Under the claimant's legal interpretation, the Tax Authority cannot levy Stamp Tax on independent units whose individual taxable patrimonial value (TPC) is below €1,000,000, even if their aggregate value exceeds this threshold. The company argues that Item 28.1 TGIS requires two cumulative conditions: residential purpose AND a TPC equal to or greater than €1,000,000 per individual unit. Since none of the sixteen residential units had an individual TPC exceeding €1,000,000, no Stamp Tax should be due.
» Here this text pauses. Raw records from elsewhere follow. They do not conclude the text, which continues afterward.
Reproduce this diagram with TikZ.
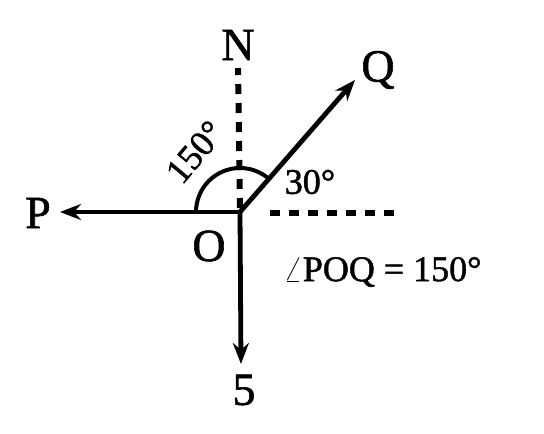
\documentclass[tikz,border=0pt]{standalone}
\usepackage{fontspec}
\setmainfont[FakeBold=1.3]{Liberation Serif}
\usetikzlibrary{arrows.meta}

\begin{document}
\begin{tikzpicture}[x=1pt,y=-1pt,>={Stealth[length=21pt,width=16pt]},
  ray/.style={line width=4.8pt},
  guide/.style={line width=6pt,dash pattern=on 10pt off 9pt},
  big/.style={font=\fontsize{46}{46}\selectfont},
  small/.style={font=\fontsize{36}{36}\selectfont}]
\useasboundingbox (0,0) rectangle (544,434);
\coordinate (O) at (240,212);
\coordinate (p) at (60,212);
\coordinate (q) at (355,80);
\coordinate (s) at (241,364);
\coordinate (n) at (238,68);
\coordinate (e) at (394,213);
% compass lines
\draw[guide] (O)++(0,-4) -- (n);
\draw[guide] (O)++(30,1) -- (e);
\draw[ray,->] (O) -- (p);
\draw[ray,->] (O) -- (q);
\draw[ray,->] (O) -- (s);
% angle
\draw[line width=4pt] (O)++(-44,0) arc[start angle=180,end angle=311,radius=44];
\node[big] (N) at (238,45) {N};
\node[big] (Q) at (378,70) {Q};
\node[big] (P) at (38,213) {P};
\node[big] (Olab) at (209,246) {O};
\node[big] (S) at (244,390) {5};
\node[small,rotate=50] (a150) at (195,152) {150°};
\node[small] (a30) at (310,182) {30°};
\node[small,anchor=west] (POQ) at (280,272) {$\angle$POQ = 150°};
\end{tikzpicture}
\end{document}
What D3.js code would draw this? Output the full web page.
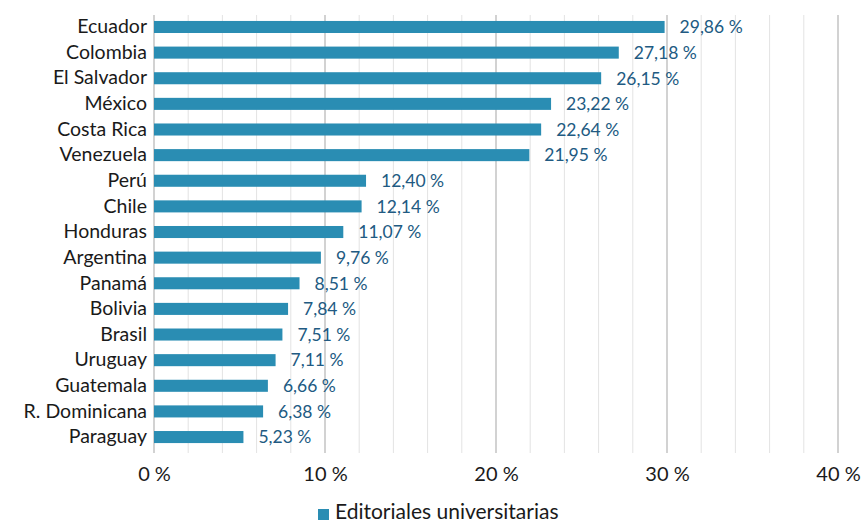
<!DOCTYPE html>
<html>
<head>
<meta charset="utf-8">
<script src="https://cdn.jsdelivr.net/npm/d3@7"></script>
<style>
  body { margin: 0; background: #fff; }
  svg text { font-family: "Lato", "DejaVu Sans", sans-serif; }
</style>
</head>
<body>
<div id="chart-area"></div>
<script>
// data
const countries = ["Ecuador", "Colombia", "El Salvador", "México", "Costa Rica", "Venezuela",
  "Perú", "Chile", "Honduras", "Argentina", "Panamá", "Bolivia", "Brasil", "Uruguay",
  "Guatemala", "R. Dominicana", "Paraguay"];
const values = [29.86, 27.18, 26.15, 23.22, 22.64, 21.95, 12.40, 12.14, 11.07, 9.76,
  8.51, 7.84, 7.51, 7.11, 6.66, 6.38, 5.23];
const majorTicks = [0, 10, 20, 30, 40];
const seriesName = "Editoriales universitarias";

let W = 862, H = 523;
let margin = {left: 154, top: 15, right: 24, bottom: 70};
let width = W - margin.left - margin.right;
let height = H - margin.top - margin.bottom;

const svg = d3.select('#chart-area').append('svg')
    .attr('width', W)
    .attr('height', H);

const g = svg.append('g')
    .attr('transform', 'translate(' + margin.left + ',' + margin.top + ')');

const x = d3.scaleLinear().domain([0, 40]).range([0, width]);
const y = d3.scaleBand().domain(countries).range([0, height])
    .paddingInner(0.53).paddingOuter(0.31).align(0.375);

// minor grid every 2 %
g.selectAll('.minor').data(d3.range(2, 40, 2).filter(d => d % 10 !== 0))
  .enter().append('line')
    .attr('x1', d => x(d)).attr('x2', d => x(d))
    .attr('y1', 0).attr('y2', height)
    .attr('stroke', '#e3e3e3').attr('stroke-width', 1);

// major grid
g.selectAll('.major').data(majorTicks)
  .enter().append('line')
    .attr('x1', d => x(d)).attr('x2', d => x(d))
    .attr('y1', 0).attr('y2', height)
    .attr('stroke', '#b4b4b4').attr('stroke-width', 1.2);

// bars
g.selectAll('rect.bar').data(values)
  .enter().append('rect')
    .attr('class', 'bar')
    .attr('x', 0)
    .attr('y', (d, i) => y(countries[i]))
    .attr('width', d => x(d))
    .attr('height', y.bandwidth())
    .attr('fill', '#2a8db3');

// value labels
g.selectAll('text.val').data(values)
  .enter().append('text')
    .attr('class', 'val')
    .attr('x', d => x(d) + 15)
    .attr('y', (d, i) => y(countries[i]) + y.bandwidth() / 2)
    .attr('dy', '0.36em')
    .attr('font-size', '17.5px')
    .attr('fill', '#215a82')
    .text(d => d.toFixed(2).replace('.', ',') + ' %');

// y axis labels
const yAxis = g.append('g').call(d3.axisLeft(y).tickSize(0).tickPadding(7));
yAxis.select('.domain').remove();
yAxis.selectAll('text').attr('font-size', '19.5px').attr('fill', '#1a1a1a');

// x axis labels
const xAxis = g.append('g')
    .attr('transform', 'translate(0,' + height + ')')
    .call(d3.axisBottom(x).tickValues(majorTicks).tickSize(0).tickPadding(14)
      .tickFormat(d => d + ' %'));
xAxis.select('.domain').remove();
xAxis.selectAll('text').attr('font-size', '20px').attr('fill', '#1a1a1a');

// legend
const legend = svg.append('g').attr('transform', 'translate(318, 509)');
legend.append('rect').attr('x', 0).attr('y', 0).attr('width', 11).attr('height', 11)
    .attr('fill', '#2a8db3');
legend.append('text').attr('x', 17).attr('y', 10)
    .attr('font-size', '21px').attr('fill', '#1a1a1a')
    .text(seriesName);
</script>
</body>
</html>
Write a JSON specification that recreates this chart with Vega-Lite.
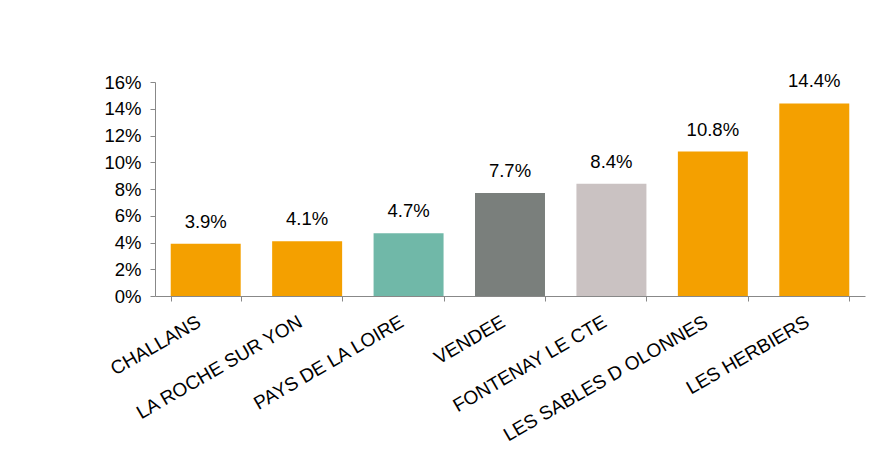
{
  "$schema": "https://vega.github.io/schema/vega-lite/v6.json",
  "width": 710,
  "height": 214,
  "autosize": {"type": "none"},
  "padding": {"left": 155, "top": 82, "right": 25, "bottom": 168},
  "background": "white",
  "config": {"view": {"stroke": null}, "font": "Liberation Sans"},
  "data": {"values": [
    {"zone": "CHALLANS", "value": 0.039, "group": "a"},
    {"zone": "LA ROCHE SUR YON", "value": 0.041, "group": "a"},
    {"zone": "PAYS DE LA LOIRE", "value": 0.047, "group": "b"},
    {"zone": "VENDEE", "value": 0.077, "group": "c"},
    {"zone": "FONTENAY LE CTE", "value": 0.084, "group": "d"},
    {"zone": "LES SABLES D OLONNES", "value": 0.108, "group": "a"},
    {"zone": "LES HERBIERS", "value": 0.144, "group": "a"}
  ]},
  "encoding": {
    "x": {"field": "zone", "type": "nominal", "sort": null,
      "scale": {"paddingInner": 0.31, "paddingOuter": 0.155},
      "axis": {"title": null, "labelAngle": -30, "labelAlign": "right", "labelBaseline": "middle",
        "labelFontSize": 19, "labelColor": "black", "labelPadding": 19, "labelOffset": -7, "labelLimit": 400,
        "domainColor": "#888888", "tickColor": "#888888", "tickBand": "extent", "tickSize": 5}},
    "y": {"field": "value", "type": "quantitative",
      "scale": {"domain": [0, 0.16]},
      "axis": {"title": null, "format": ".0%", "values": [0,0.02,0.04,0.06,0.08,0.1,0.12,0.14,0.16],
        "grid": false, "labelFontSize": 18.5, "labelColor": "black", "labelPadding": 9,
        "domainColor": "#888888", "tickColor": "#888888", "tickSize": 5}}
  },
  "layer": [
    {"mark": {"type": "bar"},
     "encoding": {"color": {"field": "group", "type": "nominal", "legend": null,
       "scale": {"domain": ["a","b","c","d"], "range": ["#F4A000", "#70B8A8", "#7A7F7C", "#CAC2C2"]}}}},
    {"mark": {"type": "text", "baseline": "alphabetic", "dy": -16, "fontSize": 18.5, "color": "black"},
     "encoding": {"text": {"field": "value", "type": "quantitative", "format": ".1%"}}}
  ]
}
The claimant contends that the Tax Authority's aggregation approach lacks legal basis, as the IMI Code—which applies subsidiarily—consistently treats units individually for assessment purposes, establishing the proper incidence criterion.
What are the legal grounds for challenging Stamp Tax assessments under Verba 28.1 before the CAAD?
Taxpayers can challenge Stamp Tax assessments under Verba 28.1 before the CAAD (Tax Arbitration Centre) based on several legal grounds as demonstrated in this case: (1) illegality due to breach of law resulting from erroneous interpretation and application of the incidence rule; (2) error in factual and legal presuppositions when the Tax Authority incorrectly determines the taxable base; (3) violation of the legality principle when assessments lack proper legal foundation; (4) breach of tax equality principles when similar situations receive disparate treatment; and (5) incorrect application of the subsidiary IMI Code rules referenced in Article 67(2) of the Stamp Tax Code. The arbitration request must be filed under Articles 2(1)(a), 3(1), 5(2)(a), and 10(1)(a) and (2) of Decree-Law 10/2011, establishing CAAD's jurisdiction over tax disputes.
Is a taxpayer entitled to a refund and compensatory interest after annulment of illegal Stamp Tax assessments?
Yes, according to the claims presented in Process 152/2015-T, taxpayers are entitled to both restitution of amounts unduly paid and compensatory interest following annulment of illegal Stamp Tax assessments. The claimant specifically requested: (1) restitution of amounts paid on May 7, 2014, in tax enforcement proceedings (€691.10 including costs and default interest); and (2) payment of compensatory interest at the legal rate calculated from the date of payment of the undue tax until the date of effective restitution. This follows general Portuguese tax law principles that require the State to return illegally collected taxes with appropriate compensation for the period the taxpayer was deprived of those funds, ensuring full restitution and recognizing the time value of money.
How does the CAAD interpret the incidence rules of Imposto de Selo for multi-unit residential properties?
The CAAD case presents competing interpretations of Imposto de Selo incidence rules for multi-unit residential properties. The claimant argues for an individualized approach: Item 28.1 TGIS should apply unit-by-unit based on each independent residential unit's taxable value, consistent with IMI assessment methodology which treats properties in vertical ownership identically to horizontal ownership (condominiums). This interpretation relies on Article 67(2) of the Stamp Tax Code's subsidiary application of IMI rules, where taxation occurs per independent unit regardless of ownership structure. The claimant contends that since Item 28.1 references 'the tax value used for IMI purposes' and IMI assesses units individually, Stamp Tax incidence must follow the same criterion. Conversely, the Tax Authority applied an aggregation approach, summing the taxable values of sixteen residential units to reach €1,139,920 and assessing Stamp Tax on this total. The resolution of this interpretative conflict determines whether multi-unit properties face Stamp Tax based on aggregate or individual unit values.